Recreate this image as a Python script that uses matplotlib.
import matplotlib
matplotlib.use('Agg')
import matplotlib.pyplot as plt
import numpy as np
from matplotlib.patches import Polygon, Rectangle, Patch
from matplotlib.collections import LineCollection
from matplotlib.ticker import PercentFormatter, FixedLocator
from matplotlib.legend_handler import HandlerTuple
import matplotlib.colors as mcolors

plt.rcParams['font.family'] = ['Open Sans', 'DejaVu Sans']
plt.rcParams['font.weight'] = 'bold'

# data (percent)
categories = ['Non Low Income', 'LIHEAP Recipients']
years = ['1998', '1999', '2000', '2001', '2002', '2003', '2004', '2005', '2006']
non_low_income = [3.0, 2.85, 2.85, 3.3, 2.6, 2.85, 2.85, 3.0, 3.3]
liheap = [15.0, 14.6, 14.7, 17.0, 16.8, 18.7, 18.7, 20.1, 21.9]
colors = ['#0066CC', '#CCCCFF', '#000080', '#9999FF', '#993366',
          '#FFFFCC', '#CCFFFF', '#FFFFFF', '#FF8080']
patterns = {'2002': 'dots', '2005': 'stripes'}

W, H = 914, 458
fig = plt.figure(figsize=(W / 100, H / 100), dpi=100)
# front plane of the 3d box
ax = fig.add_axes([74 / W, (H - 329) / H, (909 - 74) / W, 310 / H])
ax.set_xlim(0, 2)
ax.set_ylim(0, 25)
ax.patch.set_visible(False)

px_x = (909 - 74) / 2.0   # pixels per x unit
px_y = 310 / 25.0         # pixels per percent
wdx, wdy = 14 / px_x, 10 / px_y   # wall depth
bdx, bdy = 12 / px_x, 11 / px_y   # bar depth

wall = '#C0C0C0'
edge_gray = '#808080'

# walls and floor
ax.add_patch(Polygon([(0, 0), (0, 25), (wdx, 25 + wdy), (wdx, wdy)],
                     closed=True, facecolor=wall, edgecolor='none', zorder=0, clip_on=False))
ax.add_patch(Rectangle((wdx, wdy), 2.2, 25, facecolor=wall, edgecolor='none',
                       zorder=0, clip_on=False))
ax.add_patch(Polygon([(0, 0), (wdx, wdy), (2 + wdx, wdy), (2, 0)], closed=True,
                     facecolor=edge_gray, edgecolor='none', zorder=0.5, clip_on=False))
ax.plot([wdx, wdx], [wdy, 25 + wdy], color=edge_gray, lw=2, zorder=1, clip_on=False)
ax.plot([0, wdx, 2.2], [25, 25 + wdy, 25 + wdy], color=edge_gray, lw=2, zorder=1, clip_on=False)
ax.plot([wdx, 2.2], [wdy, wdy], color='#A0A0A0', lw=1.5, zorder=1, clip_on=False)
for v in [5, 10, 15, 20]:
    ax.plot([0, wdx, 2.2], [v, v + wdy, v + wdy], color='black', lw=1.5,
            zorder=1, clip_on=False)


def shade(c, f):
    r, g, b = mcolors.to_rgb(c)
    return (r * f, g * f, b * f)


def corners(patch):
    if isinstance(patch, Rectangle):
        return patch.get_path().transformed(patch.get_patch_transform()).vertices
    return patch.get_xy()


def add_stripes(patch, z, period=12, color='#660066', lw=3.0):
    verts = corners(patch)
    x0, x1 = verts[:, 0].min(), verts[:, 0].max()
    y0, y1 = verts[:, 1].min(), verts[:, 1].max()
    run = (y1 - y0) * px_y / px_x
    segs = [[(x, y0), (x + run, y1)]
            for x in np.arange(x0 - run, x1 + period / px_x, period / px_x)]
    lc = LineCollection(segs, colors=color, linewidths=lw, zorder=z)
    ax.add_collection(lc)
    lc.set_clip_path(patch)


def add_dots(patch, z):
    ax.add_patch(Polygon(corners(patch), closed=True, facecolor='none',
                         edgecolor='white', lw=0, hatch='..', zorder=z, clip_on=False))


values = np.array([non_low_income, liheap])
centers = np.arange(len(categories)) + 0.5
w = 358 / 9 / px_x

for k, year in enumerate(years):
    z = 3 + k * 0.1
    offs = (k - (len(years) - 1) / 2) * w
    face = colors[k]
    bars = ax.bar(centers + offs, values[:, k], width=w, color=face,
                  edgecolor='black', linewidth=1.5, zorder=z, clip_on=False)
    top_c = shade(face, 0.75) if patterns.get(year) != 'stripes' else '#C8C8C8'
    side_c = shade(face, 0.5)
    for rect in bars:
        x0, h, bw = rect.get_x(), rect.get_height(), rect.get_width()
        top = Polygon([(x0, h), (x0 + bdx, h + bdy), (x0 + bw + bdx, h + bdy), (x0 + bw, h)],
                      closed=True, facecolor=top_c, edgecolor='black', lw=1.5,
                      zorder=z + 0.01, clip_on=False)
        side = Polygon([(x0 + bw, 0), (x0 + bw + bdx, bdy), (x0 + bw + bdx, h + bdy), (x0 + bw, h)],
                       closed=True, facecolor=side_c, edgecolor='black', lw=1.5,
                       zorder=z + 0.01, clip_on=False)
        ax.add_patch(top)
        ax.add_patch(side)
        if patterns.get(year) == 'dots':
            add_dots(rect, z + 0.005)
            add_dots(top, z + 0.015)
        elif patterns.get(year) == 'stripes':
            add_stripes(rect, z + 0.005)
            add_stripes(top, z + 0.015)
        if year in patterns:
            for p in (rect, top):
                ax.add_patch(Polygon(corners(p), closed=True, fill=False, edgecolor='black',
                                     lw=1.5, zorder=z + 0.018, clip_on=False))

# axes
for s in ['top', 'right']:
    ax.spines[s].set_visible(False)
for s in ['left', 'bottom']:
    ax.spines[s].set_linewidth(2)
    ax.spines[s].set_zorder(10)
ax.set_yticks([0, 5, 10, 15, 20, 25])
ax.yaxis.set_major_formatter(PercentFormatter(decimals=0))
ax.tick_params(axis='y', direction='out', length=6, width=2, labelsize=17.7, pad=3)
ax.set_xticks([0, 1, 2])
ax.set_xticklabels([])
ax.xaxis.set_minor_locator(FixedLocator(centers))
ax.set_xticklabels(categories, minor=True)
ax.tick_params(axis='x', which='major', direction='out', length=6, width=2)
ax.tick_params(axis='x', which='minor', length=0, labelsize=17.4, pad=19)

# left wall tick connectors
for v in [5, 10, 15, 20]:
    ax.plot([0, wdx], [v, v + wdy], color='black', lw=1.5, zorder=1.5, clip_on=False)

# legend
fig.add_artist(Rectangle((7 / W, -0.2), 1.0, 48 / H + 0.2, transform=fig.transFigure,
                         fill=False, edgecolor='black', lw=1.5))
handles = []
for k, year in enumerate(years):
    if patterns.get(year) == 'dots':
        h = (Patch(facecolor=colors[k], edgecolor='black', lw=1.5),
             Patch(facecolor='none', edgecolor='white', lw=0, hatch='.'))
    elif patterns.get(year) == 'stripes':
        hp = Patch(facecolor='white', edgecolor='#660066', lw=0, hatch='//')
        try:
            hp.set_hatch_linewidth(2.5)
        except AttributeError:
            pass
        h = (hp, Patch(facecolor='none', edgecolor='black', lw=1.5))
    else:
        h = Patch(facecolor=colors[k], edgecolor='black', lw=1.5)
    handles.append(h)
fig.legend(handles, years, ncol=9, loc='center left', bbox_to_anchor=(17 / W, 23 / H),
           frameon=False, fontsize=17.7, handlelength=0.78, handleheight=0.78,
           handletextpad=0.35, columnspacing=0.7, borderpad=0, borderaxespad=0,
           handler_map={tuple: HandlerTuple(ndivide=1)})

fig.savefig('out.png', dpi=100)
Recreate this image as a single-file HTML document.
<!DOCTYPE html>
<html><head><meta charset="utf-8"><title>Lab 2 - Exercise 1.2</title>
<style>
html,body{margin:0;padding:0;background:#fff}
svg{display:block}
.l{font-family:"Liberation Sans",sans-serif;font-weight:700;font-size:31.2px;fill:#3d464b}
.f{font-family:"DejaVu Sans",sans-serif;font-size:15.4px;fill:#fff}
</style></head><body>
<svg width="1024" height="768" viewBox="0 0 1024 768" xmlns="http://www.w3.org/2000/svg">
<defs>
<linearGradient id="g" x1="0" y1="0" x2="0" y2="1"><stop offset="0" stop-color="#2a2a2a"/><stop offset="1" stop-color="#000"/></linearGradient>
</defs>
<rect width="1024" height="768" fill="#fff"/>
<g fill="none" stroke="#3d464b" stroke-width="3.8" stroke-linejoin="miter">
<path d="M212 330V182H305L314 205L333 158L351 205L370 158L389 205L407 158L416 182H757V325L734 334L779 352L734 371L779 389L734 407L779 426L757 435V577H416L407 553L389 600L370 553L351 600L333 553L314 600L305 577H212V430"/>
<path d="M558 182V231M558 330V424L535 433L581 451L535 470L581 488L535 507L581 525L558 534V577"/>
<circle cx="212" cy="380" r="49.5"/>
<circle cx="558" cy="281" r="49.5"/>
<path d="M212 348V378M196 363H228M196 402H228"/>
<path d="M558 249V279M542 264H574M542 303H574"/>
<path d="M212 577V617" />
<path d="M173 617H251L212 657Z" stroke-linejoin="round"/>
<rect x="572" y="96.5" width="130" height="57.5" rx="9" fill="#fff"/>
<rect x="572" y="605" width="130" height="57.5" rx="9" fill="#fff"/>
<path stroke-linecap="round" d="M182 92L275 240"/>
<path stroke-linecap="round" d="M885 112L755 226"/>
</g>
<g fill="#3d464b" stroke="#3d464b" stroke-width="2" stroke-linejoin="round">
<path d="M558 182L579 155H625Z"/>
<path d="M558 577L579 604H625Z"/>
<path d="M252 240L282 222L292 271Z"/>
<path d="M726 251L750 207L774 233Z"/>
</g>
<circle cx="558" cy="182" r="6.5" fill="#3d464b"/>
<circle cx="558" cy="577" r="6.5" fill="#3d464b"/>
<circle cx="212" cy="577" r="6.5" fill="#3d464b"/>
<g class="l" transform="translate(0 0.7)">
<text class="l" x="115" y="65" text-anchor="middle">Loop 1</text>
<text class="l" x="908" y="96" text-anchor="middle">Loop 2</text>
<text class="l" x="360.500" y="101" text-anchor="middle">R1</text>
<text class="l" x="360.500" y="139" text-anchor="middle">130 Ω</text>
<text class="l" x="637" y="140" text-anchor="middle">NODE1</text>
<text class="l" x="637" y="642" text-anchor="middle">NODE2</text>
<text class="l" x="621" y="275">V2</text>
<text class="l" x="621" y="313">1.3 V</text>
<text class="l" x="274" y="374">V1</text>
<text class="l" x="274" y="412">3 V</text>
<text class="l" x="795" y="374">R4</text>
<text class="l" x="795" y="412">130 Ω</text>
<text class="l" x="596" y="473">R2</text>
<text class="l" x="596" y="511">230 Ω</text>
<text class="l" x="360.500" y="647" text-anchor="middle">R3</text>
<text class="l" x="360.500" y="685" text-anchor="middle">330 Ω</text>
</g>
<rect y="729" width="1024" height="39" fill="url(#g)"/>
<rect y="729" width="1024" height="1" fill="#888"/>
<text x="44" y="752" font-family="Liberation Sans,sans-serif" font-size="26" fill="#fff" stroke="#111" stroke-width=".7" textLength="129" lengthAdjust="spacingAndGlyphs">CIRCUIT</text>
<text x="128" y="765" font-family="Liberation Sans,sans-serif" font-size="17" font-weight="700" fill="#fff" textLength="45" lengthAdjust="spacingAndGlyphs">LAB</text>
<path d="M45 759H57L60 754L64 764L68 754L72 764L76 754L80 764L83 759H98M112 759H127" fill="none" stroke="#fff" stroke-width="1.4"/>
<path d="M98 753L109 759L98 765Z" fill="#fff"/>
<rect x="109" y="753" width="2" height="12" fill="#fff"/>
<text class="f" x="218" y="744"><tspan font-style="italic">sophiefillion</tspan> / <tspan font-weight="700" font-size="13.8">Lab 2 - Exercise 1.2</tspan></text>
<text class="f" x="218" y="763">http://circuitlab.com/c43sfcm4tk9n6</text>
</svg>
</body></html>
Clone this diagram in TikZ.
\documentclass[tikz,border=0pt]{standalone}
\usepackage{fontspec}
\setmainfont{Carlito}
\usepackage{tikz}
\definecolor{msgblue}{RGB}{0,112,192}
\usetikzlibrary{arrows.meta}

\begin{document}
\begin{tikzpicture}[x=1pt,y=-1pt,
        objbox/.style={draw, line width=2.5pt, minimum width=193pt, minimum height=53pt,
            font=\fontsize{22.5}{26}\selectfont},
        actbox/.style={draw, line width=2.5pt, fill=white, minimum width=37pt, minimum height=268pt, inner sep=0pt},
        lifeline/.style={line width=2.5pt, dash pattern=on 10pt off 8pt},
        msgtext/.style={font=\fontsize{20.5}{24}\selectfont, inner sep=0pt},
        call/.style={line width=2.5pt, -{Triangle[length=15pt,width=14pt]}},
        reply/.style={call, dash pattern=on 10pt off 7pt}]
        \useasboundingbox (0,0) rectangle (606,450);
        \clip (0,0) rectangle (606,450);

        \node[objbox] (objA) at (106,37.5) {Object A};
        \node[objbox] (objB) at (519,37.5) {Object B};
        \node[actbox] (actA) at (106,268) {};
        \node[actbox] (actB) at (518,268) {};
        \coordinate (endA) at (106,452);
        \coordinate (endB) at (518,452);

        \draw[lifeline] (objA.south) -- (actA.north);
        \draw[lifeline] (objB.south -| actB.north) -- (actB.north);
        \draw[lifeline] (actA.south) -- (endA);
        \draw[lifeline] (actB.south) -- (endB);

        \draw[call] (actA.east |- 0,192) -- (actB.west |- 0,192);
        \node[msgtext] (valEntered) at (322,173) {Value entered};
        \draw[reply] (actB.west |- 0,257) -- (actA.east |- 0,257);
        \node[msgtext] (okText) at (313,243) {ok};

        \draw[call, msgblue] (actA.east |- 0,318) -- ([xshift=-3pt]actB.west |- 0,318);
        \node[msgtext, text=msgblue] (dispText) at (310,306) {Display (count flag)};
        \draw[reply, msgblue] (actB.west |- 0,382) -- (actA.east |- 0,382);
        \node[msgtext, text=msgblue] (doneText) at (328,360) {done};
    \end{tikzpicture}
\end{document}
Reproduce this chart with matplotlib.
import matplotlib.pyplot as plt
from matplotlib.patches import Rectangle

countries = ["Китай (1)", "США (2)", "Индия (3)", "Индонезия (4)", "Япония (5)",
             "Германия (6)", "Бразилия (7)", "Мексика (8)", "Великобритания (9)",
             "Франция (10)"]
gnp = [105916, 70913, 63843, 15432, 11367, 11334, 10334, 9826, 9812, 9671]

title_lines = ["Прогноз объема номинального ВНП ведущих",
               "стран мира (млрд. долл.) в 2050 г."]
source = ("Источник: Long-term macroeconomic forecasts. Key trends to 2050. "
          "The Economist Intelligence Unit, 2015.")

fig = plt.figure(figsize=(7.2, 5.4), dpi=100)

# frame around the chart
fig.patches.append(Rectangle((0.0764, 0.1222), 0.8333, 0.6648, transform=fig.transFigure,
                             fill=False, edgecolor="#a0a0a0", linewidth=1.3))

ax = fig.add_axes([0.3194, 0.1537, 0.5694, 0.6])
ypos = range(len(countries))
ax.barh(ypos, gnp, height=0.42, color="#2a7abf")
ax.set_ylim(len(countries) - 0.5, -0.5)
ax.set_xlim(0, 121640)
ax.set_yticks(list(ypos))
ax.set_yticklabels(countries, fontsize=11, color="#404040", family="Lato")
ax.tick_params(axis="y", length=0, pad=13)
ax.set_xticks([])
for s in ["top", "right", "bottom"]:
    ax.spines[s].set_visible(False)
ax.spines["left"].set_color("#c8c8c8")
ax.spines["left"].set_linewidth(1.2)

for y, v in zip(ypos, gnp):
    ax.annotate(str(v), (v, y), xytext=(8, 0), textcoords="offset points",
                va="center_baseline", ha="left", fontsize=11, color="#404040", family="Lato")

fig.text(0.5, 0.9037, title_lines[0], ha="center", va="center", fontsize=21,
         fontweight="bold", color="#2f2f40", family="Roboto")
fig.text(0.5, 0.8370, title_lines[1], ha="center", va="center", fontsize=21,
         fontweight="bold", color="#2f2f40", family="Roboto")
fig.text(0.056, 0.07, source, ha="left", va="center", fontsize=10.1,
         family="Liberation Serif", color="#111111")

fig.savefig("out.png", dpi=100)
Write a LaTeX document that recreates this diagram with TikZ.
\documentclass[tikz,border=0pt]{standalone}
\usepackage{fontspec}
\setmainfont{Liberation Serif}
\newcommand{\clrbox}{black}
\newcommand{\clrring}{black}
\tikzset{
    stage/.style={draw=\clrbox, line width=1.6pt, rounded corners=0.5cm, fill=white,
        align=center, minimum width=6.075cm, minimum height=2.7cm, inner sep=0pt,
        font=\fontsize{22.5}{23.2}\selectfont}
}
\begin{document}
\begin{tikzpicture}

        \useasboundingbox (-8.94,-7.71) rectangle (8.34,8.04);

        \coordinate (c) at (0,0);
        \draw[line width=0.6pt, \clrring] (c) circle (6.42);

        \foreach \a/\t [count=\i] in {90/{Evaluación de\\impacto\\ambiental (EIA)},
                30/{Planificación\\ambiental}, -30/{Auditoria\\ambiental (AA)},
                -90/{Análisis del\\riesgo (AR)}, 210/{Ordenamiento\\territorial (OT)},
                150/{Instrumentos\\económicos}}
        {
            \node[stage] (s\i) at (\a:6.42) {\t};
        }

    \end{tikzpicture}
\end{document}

_THE TASK_
Quote exactly the stretch of lines above that starts at the first one and ends at the line with "edge_gray = '#808080'", and nothing beyond it.

_FINISHED EXERCISE_
Recreate this image as a Python script that uses matplotlib.
import matplotlib
matplotlib.use('Agg')
import matplotlib.pyplot as plt
import numpy as np
from matplotlib.patches import Polygon, Rectangle, Patch
from matplotlib.collections import LineCollection
from matplotlib.ticker import PercentFormatter, FixedLocator
from matplotlib.legend_handler import HandlerTuple
import matplotlib.colors as mcolors

plt.rcParams['font.family'] = ['Open Sans', 'DejaVu Sans']
plt.rcParams['font.weight'] = 'bold'

# data (percent)
categories = ['Non Low Income', 'LIHEAP Recipients']
years = ['1998', '1999', '2000', '2001', '2002', '2003', '2004', '2005', '2006']
non_low_income = [3.0, 2.85, 2.85, 3.3, 2.6, 2.85, 2.85, 3.0, 3.3]
liheap = [15.0, 14.6, 14.7, 17.0, 16.8, 18.7, 18.7, 20.1, 21.9]
colors = ['#0066CC', '#CCCCFF', '#000080', '#9999FF', '#993366',
          '#FFFFCC', '#CCFFFF', '#FFFFFF', '#FF8080']
patterns = {'2002': 'dots', '2005': 'stripes'}

W, H = 914, 458
fig = plt.figure(figsize=(W / 100, H / 100), dpi=100)
# front plane of the 3d box
ax = fig.add_axes([74 / W, (H - 329) / H, (909 - 74) / W, 310 / H])
ax.set_xlim(0, 2)
ax.set_ylim(0, 25)
ax.patch.set_visible(False)

px_x = (909 - 74) / 2.0   # pixels per x unit
px_y = 310 / 25.0         # pixels per percent
wdx, wdy = 14 / px_x, 10 / px_y   # wall depth
bdx, bdy = 12 / px_x, 11 / px_y   # bar depth

wall = '#C0C0C0'
edge_gray = '#808080'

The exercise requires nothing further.